The papers have given the impression that the Sam Paul Association has been the headquarters for a lot of plotters and lawbreakers. As a matter of fact, there are a lot of respectable business men, lawyers, doctors, and others in our membership. I myself am a tailor. That man on your right is a government official. Of course, some of the members are in sporting lines, but the proportion is about half and half ... For some reason or other, Sam Paul and the Sam Paul association have to take the knocks for everything that goes wrong. Every time a gaming joint is raided, the papers say it is supposed to have been one of Sam Paul's, and lately every time a crime has been committed they say it was planned here at the clubrooms, and every man the police arrest is said to be a member of the Sam Paul Association. And all this, when as a matter of fact this is only a social club and dining room, and Sam Paul is one of the nicest fellows, and one of the most charitable men in New York. He wouldn't hurt a fly.

Paul and Webber, who together ran the popular Sans Souci Music Hall on Third Avenue at 13th Street, had previously been involved in a violent dispute with Rosenthal after Rosenthal arranged a New York City Police Department raid on that club and subsequently took over the nearby Hesper Club on Second Avenue. Their rivalry eventually resulted in Webber being attacked and severely beaten by two members of Jack Zelig's criminal organization. Zelig was called "the right hand man of Sam Paul" by The New York Times.

When Harry Horowitz and Lefty Louis Rosenberg were arrested in September 1912 and charged with killing Rosenthal, rumors circulated to the effect that Paul had paid for their attorney, former magistrate Charles Wahle. Horowitz, Rosenberg, Wahle, and Paul denied that this was the case. Paul was held as a material witness and was one of several gangland figures who testified at the trial of Charles Becker later that year. Partly as a result of his testimony, Becker was convicted of Rosenthal's murder and was executed in 1915. He is the only New York City police officer to have been executed.

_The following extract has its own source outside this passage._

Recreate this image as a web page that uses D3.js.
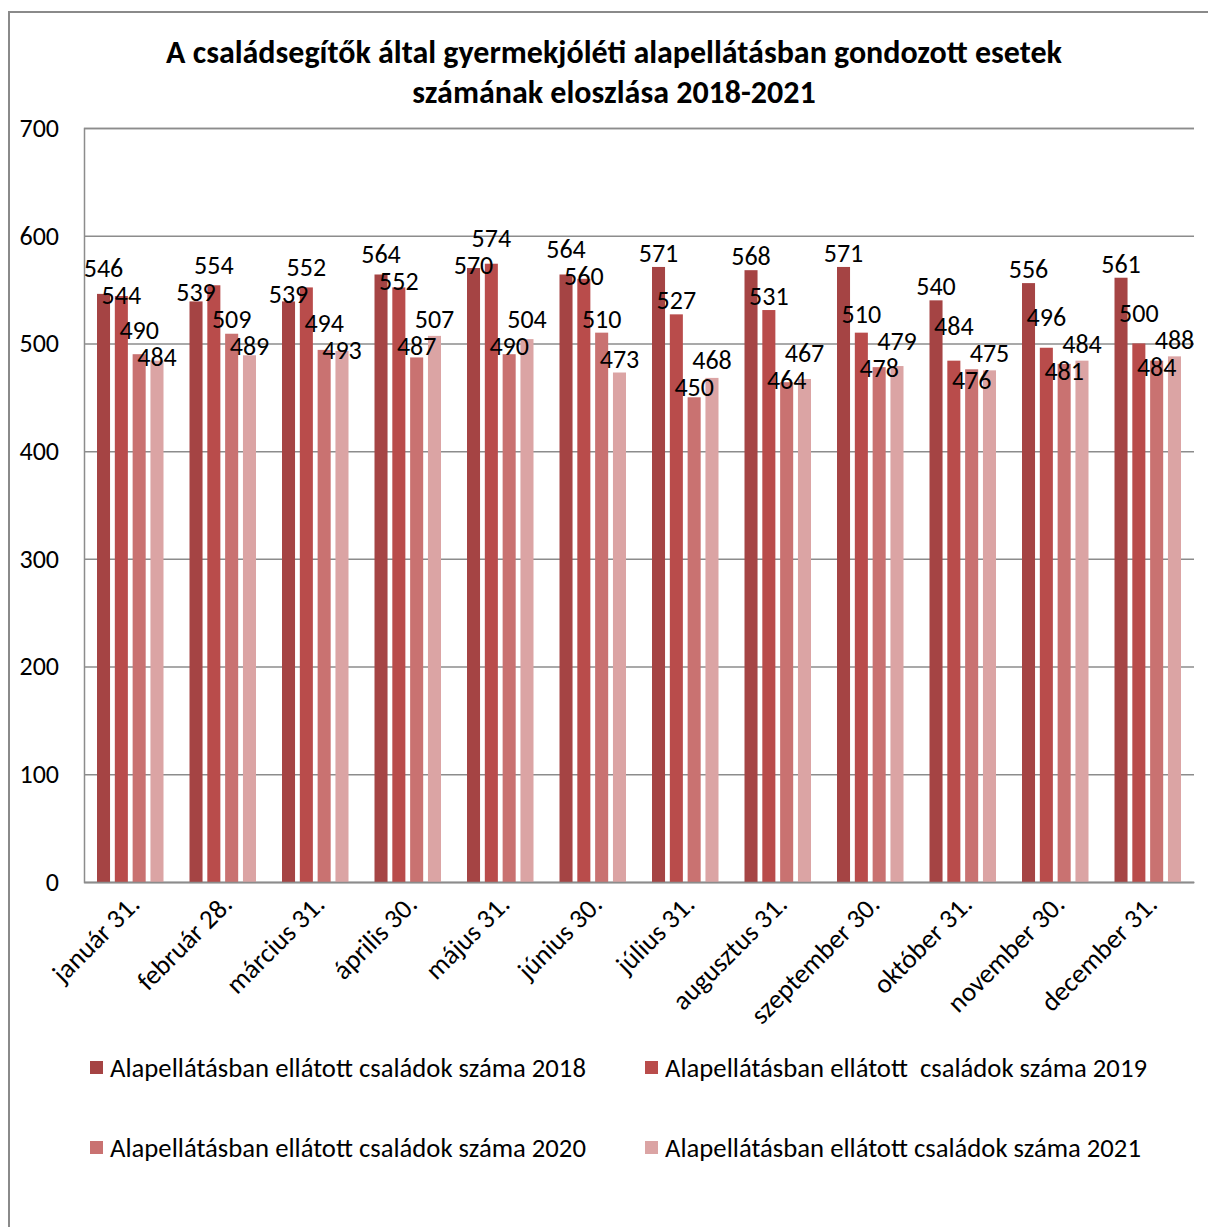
<!DOCTYPE html>
<html><head><meta charset="utf-8">
<script src="https://cdn.jsdelivr.net/npm/d3@7/dist/d3.min.js"></script>
<style>
body{margin:0;background:#fff}
svg text{font-family:Carlito,Lato,"Open Sans",sans-serif;fill:#000}
</style>
</head><body>
<svg id="c" width="1208" height="1227"></svg>
<script>
const months = ["január 31.","február 28.","március 31.","április 30.","május 31.","június 30.","július 31.","augusztus 31.","szeptember 30.","október 31.","november 30.","december 31."];
const seriesNames = ["Alapellátásban ellátott családok száma 2018","Alapellátásban ellátott  családok száma 2019","Alapellátásban ellátott családok száma 2020","Alapellátásban ellátott családok száma 2021"];
const values2018 = [546,539,539,564,570,564,571,568,571,540,556,561];
const values2019 = [544,554,552,552,574,560,527,531,510,484,496,500];
const values2020 = [490,509,494,487,490,510,450,464,478,476,481,484];
const values2021 = [484,489,493,507,504,473,468,467,479,475,484,488];
const yTicks = [0,100,200,300,400,500,600,700];
const titleLines = ["A családsegítők által gyermekjóléti alapellátásban gondozott esetek","számának eloszlása 2018-2021"];
const colors = ["#a54444","#b94c4b","#c97271","#dba4a4"];

const allValues = [values2018,values2019,values2020,values2021];
const svg = d3.select("#c");

// outer chart border
svg.append("rect").attr("x",9).attr("y",12).attr("width",1260).attr("height",1300)
  .attr("fill","none").attr("stroke","#8a8a8a").attr("stroke-width",2);

const L=84,R=1194,T=128,B=882;
const y = d3.scaleLinear().domain([0,700]).range([B,T]);
const x0 = d3.scaleBand().domain(months).range([L,R]).padding(0);
const x1 = d3.scaleBand().domain(seriesNames).range([13,x0.bandwidth()-13]).paddingInner(0.268);

// title
svg.append("g").selectAll("text").data(titleLines).join("text")
  .attr("x",614).attr("y",(d,i)=>63+i*40).attr("text-anchor","middle")
  .attr("font-weight","bold").attr("font-size",32).text(d=>d);

// y axis with gridlines
const ya = svg.append("g").attr("transform",`translate(${L},0)`)
  .call(d3.axisLeft(y).tickValues(yTicks).tickSize(-(R-L)).tickPadding(25));
ya.select(".domain").attr("stroke","#8c8c8c").attr("stroke-width",1.5);
ya.selectAll(".tick line").attr("stroke","#8c8c8c").attr("stroke-width",1.5);
ya.selectAll(".tick text").attr("font-size",26).attr("font-family",null);

// bars
const groups = svg.append("g").selectAll("g").data(months).join("g")
  .attr("transform",d=>`translate(${x0(d)},0)`);
groups.selectAll("rect").data((m,mi)=>seriesNames.map((s,si)=>({s,si,v:allValues[si][mi]})))
  .join("rect")
  .attr("x",d=>x1(d.s)).attr("width",x1.bandwidth())
  .attr("y",d=>y(d.v)).attr("height",d=>B-y(d.v))
  .attr("fill",d=>colors[d.si]);

// x axis
const xa = svg.append("g").attr("transform",`translate(0,${B})`)
  .call(d3.axisBottom(x0).tickSize(0).tickPadding(0));
xa.select(".domain").attr("stroke","#8c8c8c").attr("stroke-width",1.5);
xa.selectAll(".tick text").attr("font-size",27).attr("font-family",null)
  .attr("text-anchor","end").attr("dy",0).attr("y",0)
  .attr("transform","translate(11,24) rotate(-45)");

// data labels with simple collision relaxation within each month group
groups.each(function(m,mi){
  const labs = seriesNames.map((s,si)=>({v:allValues[si][mi], x:x1(s)+x1.bandwidth()/2, y:y(allValues[si][mi])-14}));
  for(let it=0;it<100;it++){
    for(let i=0;i<labs.length;i++)for(let j=i+1;j<labs.length;j++){
      const a=labs[i],b=labs[j];
      if(Math.abs(a.x-b.x)<46){
        const d=b.y-a.y, need=27;
        if(Math.abs(d)<need){
          const push=(need-Math.abs(d))/2*(d>=0?1:-1);
          a.y-=push; b.y+=push;
        }
      }
    }
  }
  d3.select(this).selectAll("text.lab").data(labs).join("text").attr("class","lab")
    .attr("x",d=>d.x).attr("y",d=>d.y).attr("dy","0.35em")
    .attr("text-anchor","middle").attr("font-size",26).text(d=>d.v);
});

// legend
const leg = svg.append("g").selectAll("g").data(seriesNames).join("g")
  .attr("transform",(d,i)=>`translate(${i%2===0?90:645},${1068+Math.floor(i/2)*80})`);
leg.append("rect").attr("x",0).attr("y",-7).attr("width",13).attr("height",13).attr("fill",(d,i)=>colors[i]);
leg.append("text").attr("x",20).attr("y",0).attr("dy","0.35em").attr("font-size",26.7)
  .style("white-space","pre").text(d=>d);
</script>
</body></html>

As a result of the publicity created by the Rosenthal murder, NYC Police Commissioner Rhinelander Waldo opened an investigation into Sam Paul, the Sam Paul Association, and their connections with government officials at various levels. He supplied New York City mayor William Jay Gaynor with a list of 62 names of alleged members of the Association. The investigation linked Paul with politicians, including Samuel S. Koenig and his brother Morris. According to the New York Times report:

Paul is said to be a follower of the political fortunes of Samuel S. Koenig, Chairman of the Republican County Committee, whose home is on the east side. He is also said to be the head of a powerful gang of knife and gun fighters.

Both Koenigs denied these allegations. In separate statements the brothers mentioned Paul's membership in Tammany Hall as probative of their claims that Paul was a member of the Democratic Party, and, as such, unlikely to have associated with them.

==After the Rosenthal case==
Paul married after the trial and had a daughter, Dorothy, who was born in 1918. After his first wife died, Paul married Lena Solomon. Although he had amassed a considerable fortune during his life (earning thousands from poolrooms, cafes, cabaret, restaurants and other establishments), Paul worked as a manager for a cabaret club in his later years and was nearly bankrupt according to a number of his associates in East Side Manhattan. He remarked to Sigmund Schwartz, a personal friend and owner of Schwartz's Undertaking Parlors, "You'll get me pretty soon, now. My health is gone and so is my money". Indeed, Paul was seriously ill for three weeks before his death from nephritis at his East Eighteenth Street home on January 10, 1927. His funeral was held the following morning at Schwartz's parlor on Fifth Street, near Second Avenue, and buried at Mount Hebron Cemetery. According to The New York Times, 2000 people attended Paul's funeral. Illiam Berkowitz, a friend of Paul's, was quoted as saying that Paul was a "square gambler and a philanthropist."